Rosalind Judith Hannaman is a British singer, mostly active in the 1960s.

==Career==
Hannaman was born and raised in London. She signed to EMI in 1967 to pursue a career in pop music. She was initially managed by Tim Rice, and he and Andrew Lloyd Webber wrote both of her singles and their subsequent B-sides. Her debut single, "Down Thru' Summer" (b/w "I’ll Give All My Love to Southend"), was released in 1967. It received airplay on the offshore pirate radio station Radio London, made the station's Fab 40 chart, but did not feature in the official UK Singles Chart. Shortly afterward her second single, "1969", was released. Its B-side was a lush ballad titled "Probably on Thursday". Like its predecessor, "1969" went nowhere on the UK chart and Hannaman's solo career ended.
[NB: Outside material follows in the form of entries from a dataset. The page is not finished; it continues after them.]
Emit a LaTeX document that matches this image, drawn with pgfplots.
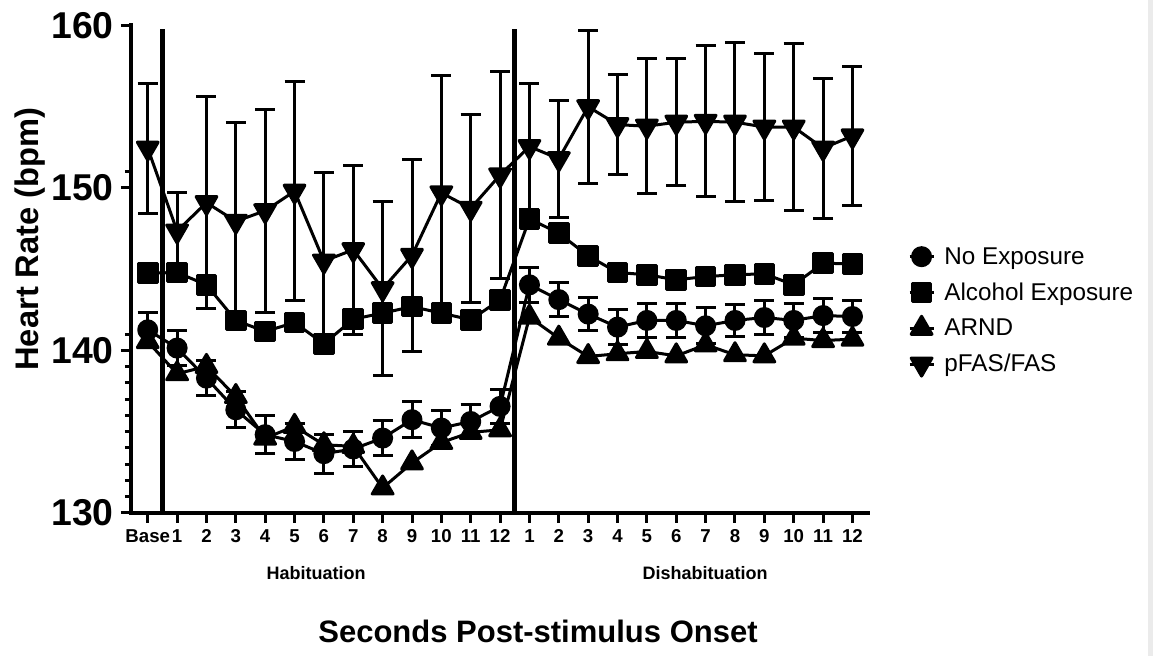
\documentclass[border=0pt]{standalone}
\usepackage{fontspec}
\setmainfont{Liberation Sans}
\usepackage{pgfplots}
\pgfplotsset{compat=1.18}
\usepackage{pgfplotstable}

% 1 px of the reference = 0.75pt; axis box 737 x 487.5 px
\pgfplotstableread{
x   noexp   enoexp  alc     arnd    fas     efas
0   141.27  1.05    144.76  140.55  152.45  4.00
1   140.15  1.06    144.80  138.57  147.35  2.40
2   138.30  1.10    144.04  139.02  149.10  6.50
3   136.35  1.10    141.85  137.17  147.95  6.10
4   134.82  1.17    141.17  134.61  148.60  6.25
5   134.40  1.10    141.72  135.33  149.80  6.75
6   133.65  1.20    140.41  134.20  145.50  5.45
7   133.94  1.10    141.93  134.10  146.20  5.20
8   134.61  1.07    142.30  131.54  143.80  5.35
9   135.74  1.10    142.70  133.08  145.85  5.90
10  135.23  1.08    142.30  134.34  149.70  7.25
11  135.63  1.07    141.89  134.96  148.75  5.80
12  136.56  1.07    143.12  135.12  150.80  6.35
13  144.04  1.06    148.10  142.05  152.55  3.85
14  143.13  1.05    147.22  140.76  151.80  3.60
15  142.24  1.03    145.82  139.63  155.00  4.70
16  141.44  1.06    144.80  139.80  153.90  3.10
17  141.85  1.07    144.66  139.94  153.80  4.15
18  141.85  1.07    144.35  139.67  154.05  3.90
19  141.52  1.12    144.55  140.35  154.10  4.65
20  141.85  1.00    144.66  139.74  154.05  4.90
21  142.03  1.04    144.72  139.67  153.75  4.55
22  141.85  1.07    144.04  140.76  153.75  5.15
23  142.15  1.03    145.37  140.61  152.45  4.30
24  142.09  1.00    145.33  140.70  153.20  4.25
}\hrdata

\begin{document}
\begin{tikzpicture}
\useasboundingbox (-98.25pt,-107.25pt) rectangle (766.5pt,384.75pt);
\fill[black!8] (762.75pt,-107.25pt) rectangle (766.5pt,384.75pt);
\begin{axis}[
  at={(0pt,0pt)}, anchor=south west,
  scale only axis, width=552.75pt, height=365.625pt,
  xmin=-0.57, xmax=24.53, ymin=130, ymax=160,
  axis x line*=bottom, axis y line*=left,
  axis line style={line width=3pt, line cap=rect},
  tick align=outside, tick style={black, line width=2.25pt},
  major tick length=7.5pt, minor tick length=4.5pt,
  xtick={0,...,24},
  xticklabels={Base,1,2,3,4,5,6,7,8,9,10,11,12,1,2,3,4,5,6,7,8,9,10,11,12},
  xticklabel style={font=\fontsize{14pt}{16pt}\selectfont\bfseries, anchor=base, yshift=-14.5pt},
  ytick={130,140,150,160}, yticklabels={130,140,150,160},
  minor ytick={131,...,139,141,...,149,151,...,159},
  yticklabel style={font=\fontsize{28pt}{32pt}\selectfont\bfseries, xshift=-2pt},
  clip=false,
  legend cell align=left,
  legend style={draw=none, fill=none, at={(axis description cs:1.054,0.551)}, anchor=north west,
    font=\fontsize{18.2pt}{21pt}\selectfont, row sep=8.5pt, inner sep=0pt,
    /tikz/every even column/.append style={column sep=0pt},
    nodes={inner xsep=7pt}},
  legend image code/.code={\draw[mark repeat=2,mark phase=2,#1] plot coordinates {(0pt,0pt) (9pt,0pt) (18pt,0pt)};},
  every axis plot/.append style={black, line width=2.25pt, line join=round},
  error bars/error bar style={line width=2.25pt},
  error bars/error mark options={line width=2.25pt, mark size=7.5pt, rotate=90},
]
\addplot[mark=*, mark size=6.75pt, error bars/.cd, y dir=both, y explicit]
  table[x=x, y=noexp, y error=enoexp] {\hrdata};
\addplot[mark=square*, mark size=7pt] table[x=x, y=alc] {\hrdata};
\addplot[mark=triangle*, mark size=9pt] table[x=x, y=arnd] {\hrdata};
\addplot[mark=triangle*, mark size=9pt, mark options={rotate=180}, error bars/.cd, y dir=both, y explicit]
  table[x=x, y=fas, y error=efas] {\hrdata};
\legend{No Exposure, Alcohol Exposure, ARND, pFAS/FAS}
\draw[line width=3.5pt] (axis cs:0.5,130) -- (axis cs:0.5,159.8);
\draw[line width=3.5pt] (axis cs:12.5,130) -- (axis cs:12.5,159.8);
\end{axis}
\node[rotate=90, font=\fontsize{24.5pt}{28pt}\selectfont\bfseries] at (-75.5pt,205.5pt) {Heart Rate (bpm)};
\node[anchor=base, font=\fontsize{13.5pt}{16pt}\selectfont\bfseries] at (138.75pt,-50.25pt) {Habituation};
\node[anchor=base, font=\fontsize{13.5pt}{16pt}\selectfont\bfseries] at (430.5pt,-50.25pt) {Dishabituation};
\node[anchor=base, font=\fontsize{23.25pt}{28pt}\selectfont\bfseries] at (305.25pt,-97.5pt) {Seconds Post-stimulus Onset};
\end{tikzpicture}
\end{document}
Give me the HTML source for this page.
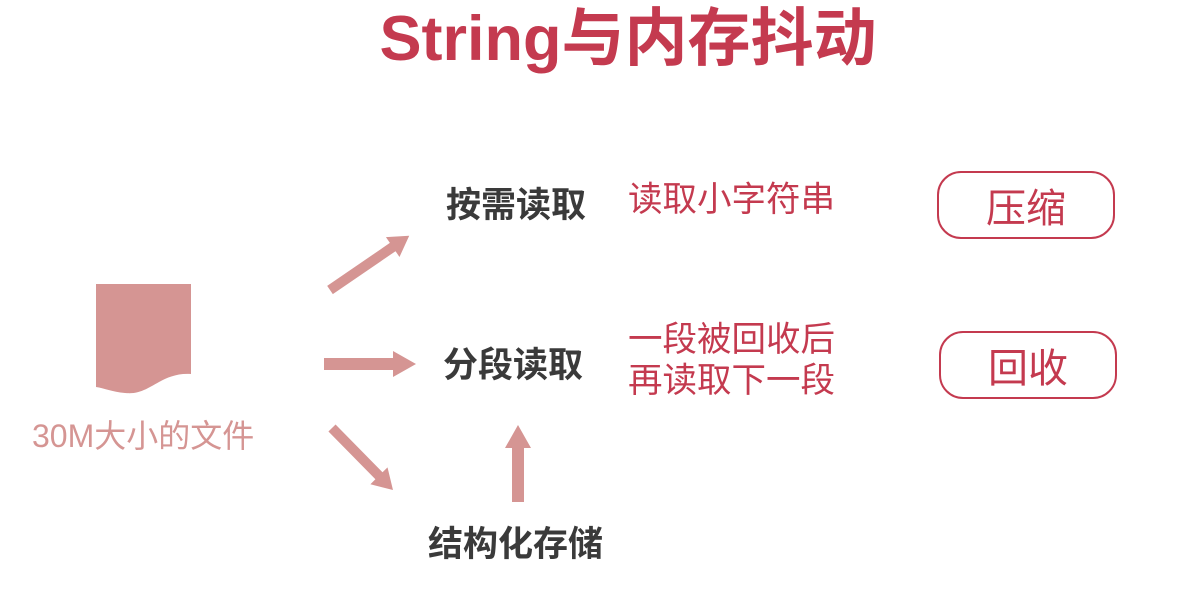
<!DOCTYPE html>
<html><head><meta charset="utf-8"><style>
body{margin:0;width:1196px;height:612px;background:#fff;position:relative;overflow:hidden;font-family:"Liberation Sans","Noto Sans CJK SC",sans-serif}
.t{position:absolute;white-space:nowrap;line-height:1}
.title{left:0;width:1196px;text-align:center;top:8px;font-size:63px;font-weight:bold;color:#c43a4f;padding-left:60px;box-sizing:border-box}
.b{font-size:35px;font-weight:bold;color:#3a3a3a}
.r{font-size:34.5px;color:#c43a4f}
.box{position:absolute;border:2.5px solid #c43a4f;border-radius:24px;box-sizing:border-box;display:flex;align-items:center;justify-content:center;font-size:40px;color:#c43a4f}
</style></head><body>
<div class="t title">String与内存抖动</div>
<svg width="1196" height="612" style="position:absolute;left:0;top:0">
<path d="M96 284 H191 V374 C160 372 150 396 125 393 C112 392 104 388 96 387 Z" fill="#d59593"/>
<g fill="#d59593" stroke="none">
<g transform="translate(330,290) rotate(-34.4)"><path d="M0 -5 H76 V-12 L96 0 L76 12 V5 H0 Z"/></g>
<path d="M324 358 H393 V351 L416 364 L393 377 V370 H324 Z"/>
<g transform="translate(332,428) rotate(45.5)"><path d="M0 -5 H67 V-12 L87 0 L67 12 V5 H0 Z"/></g>
<path d="M512 502 V448 H505 L518 425 L531 448 H524 V502 Z"/>
</g>
</svg>
<div class="t" style="left:32px;top:420px;font-size:32px;color:#d59593">30M大小的文件</div>
<div class="t b" style="left:446px;top:188px">按需读取</div>
<div class="t b" style="left:443px;top:348px">分段读取</div>
<div class="t b" style="left:428px;top:527px">结构化存储</div>
<div class="t r" style="left:628px;top:183px">读取小字符串</div>
<div class="t r" style="left:628px;top:323px">一段被回收后</div>
<div class="t r" style="left:628px;top:364px">再读取下一段</div>
<div class="box" style="left:937px;top:171px;width:178px;height:68px">压缩</div>
<div class="box" style="left:939px;top:331px;width:178px;height:68px">回收</div>
</body></html>
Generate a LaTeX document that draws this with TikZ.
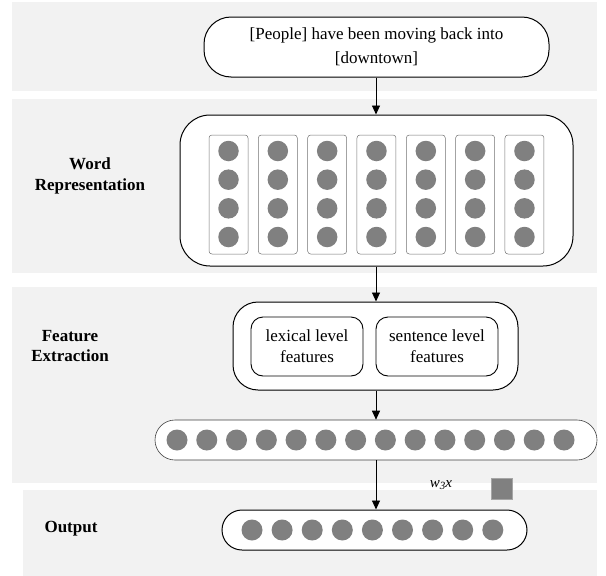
\documentclass[tikz,border=0pt]{standalone}
\usepackage{fontspec}
\setmainfont{Liberation Serif}
\usetikzlibrary{arrows.meta}
\definecolor{panelgray}{HTML}{F2F2F2}
\definecolor{dotgray}{HTML}{808080}
\tikzset{
  panel/.style={fill=panelgray, draw=none},
  bigbox/.style={draw=black, line width=1pt, fill=white, inner sep=0pt},
  colbox/.style={draw=black!55, line width=0.5pt, fill=white, rounded corners=3pt, minimum width=39pt, minimum height=119pt, inner sep=0pt},
  dot/.style={circle, fill=dotgray, draw=none, minimum size=20.5pt, inner sep=0pt},
  lbl/.style={font=\fontsize{17}{20.5}\selectfont\bfseries, align=center},
  txt/.style={align=center, font=\fontsize{17}{21}\selectfont},
  arr/.style={-{Triangle[length=9pt,width=8pt]}, line width=0.9pt},
}
\begin{document}
\begin{tikzpicture}[x=1pt,y=-1pt]
\useasboundingbox (0,0) rectangle (606,576);
% panels
\fill[panel] (12,2) rectangle (597,91);
\fill[panel] (12,99) rectangle (597,273);
\fill[panel] (12,287) rectangle (597,483);
\fill[panel] (23,490) rectangle (597,576);
% input
\node[bigbox, rounded corners=27pt, minimum width=345pt, minimum height=60pt, align=center,
      font=\fontsize{17}{24}\selectfont] (input) at (376.5,47) {[People] have been moving back into\\{}[downtown]};
% word representation
\node[bigbox, rounded corners=30pt, minimum width=393pt, minimum height=151pt] (wordrep) at (376.5,190.5) {};
\foreach \k in {0,...,6} {
  \node[colbox] (col\k) at ({228.5+49.33*\k},194.5) {};
  \foreach \j in {0,...,3} {
    \node[dot] (w\k\j) at ({228.5+49.33*\k},{151+28.67*\j}) {};
  }
}
\node[lbl] (lwr) at (90,176) {Word\\Representation};
% feature extraction
\node[bigbox, rounded corners=25pt, minimum width=285pt, minimum height=88pt] (feat) at (375.5,346) {};
\node[draw=black, line width=0.9pt, fill=white, rounded corners=12pt, minimum width=112pt, minimum height=59pt, inner sep=0pt, txt] (lex) at (307,346.5) {lexical level\\features};
\node[draw=black, line width=0.9pt, fill=white, rounded corners=12pt, minimum width=122pt, minimum height=59pt, inner sep=0pt, txt] (sen) at (437,346.5) {sentence level\\features};
\node[lbl] (lfe) at (70,346) {Feature\\Extraction};
% feature vector
\node[draw=black!75, line width=0.6pt, fill=white, rounded corners=20pt, minimum width=442pt, minimum height=40pt, inner sep=0pt] (fvec) at (376,440) {};
\foreach \k in {0,...,13} {
  \node[dot, minimum size=21pt] (f\k) at ({177+29.77*\k},440) {};
}
% output
\node[bigbox, rounded corners=20pt, minimum width=305pt, minimum height=40pt] (out) at (374.5,530) {};
\foreach \k in {0,...,8} {
  \node[dot, minimum size=21pt] (o\k) at ({252+30.1*\k},530) {};
}
\node[lbl] (lout) at (71,529) {Output};
% w3x and square
\node[font=\fontsize{15}{17}\selectfont\itshape] (w3x) at (441,485) {w\raisebox{-2.5pt}{\fontsize{11}{12}\selectfont 3}x};
\node[fill=dotgray, draw=black!35, line width=0.5pt, minimum size=21pt, inner sep=0pt] (sq) at (501.5,488.5) {};
% arrows
\coordinate (ax) at (376,0);
\draw[arr] (ax |- input.south) -- (ax |- wordrep.north);
\draw[arr] (ax |- wordrep.south) -- (ax |- feat.north);
\draw[arr] (ax |- feat.south) -- (ax |- fvec.north);
\draw[arr] (ax |- fvec.south) -- (ax |- out.north);
\end{tikzpicture}
\end{document}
Both of the singles are very rare and highly sought after by Andrew Lloyd Webber and Tim Rice collectors.

In the liner notes of the 2006 CD compilation, That's my Story (Sunbeam SBRCD5017), Tim Rice notes that it was he who played tambourine on "I'll Give all my Love to Southend".

Ross was named "face of the year" in 1968 by the Evening Standard, and she then married EMI producer Mark Wirtz. They wrote songs using the aliases "Philwit and Bigsby". Together and under the name The Sweetshop, Wirtz and Hannaman recorded the song "Barefoot and Tiptoe", as part of his unfinished recording A Teenage Opera. Wirtz and Hannaman subsequently divorced.

==Singles==
- "Down Thru' Summer"/"I'll Give All My Love to Southend" (1967, Columbia DB8217)
- "1969"/"Probably on Thursday" (1967, Columbia DB8288)
- The Sweetshop
- "Barefoot and Tiptoe" (Parlophone R5707)

==Re-releases==
- "Barefoot & Tiptoe" appears on the RPM CD A Teenage Opera.
- Andrew Lloyd Webber: Now & Forever five-CD box set (2003) contains "Down Thru' Summer" (although an edited version) and "I'll Give All My Love to Southend" on disc 5.
- Go Girl: Dream Babes Volume Four (2003) contains an edited version of "Down Thru' Summer" (identical to the Andrew Lloyd Webber: Now & Forever release) as well as a mini-biography of Hannaman. It also includes a photo from a magazine article and a very rare colour photo of Hannaman with Mark Wirtz.
- That’s My Story by Tim Rice & Friends (2006) contains both singles from 1967, as well as their B-sides.
  - This re-release contains "Down Thru' Summer" in its entirety, as it appears on the original vinyl single; when re-released on the other compilations listed, two unique lines were cut near the end of the song.

==Sheet music==
- "Down Thru' Summer" (1967)

==Song cover==
- A demo version of the song "Probably On Thursday" was recorded with a slightly different melody, as well as some lyrical changes, in 1989 by Sarah Brightman, at the time the wife of Andrew Lloyd Webber; this was released in 2005 on the CD Love Changes Everything, a compilation of Brightman's work with Lloyd Webber. The title is mis-printed on the album packaging as "Probably On A Thursday". Brightman never sings the word "a" during the song.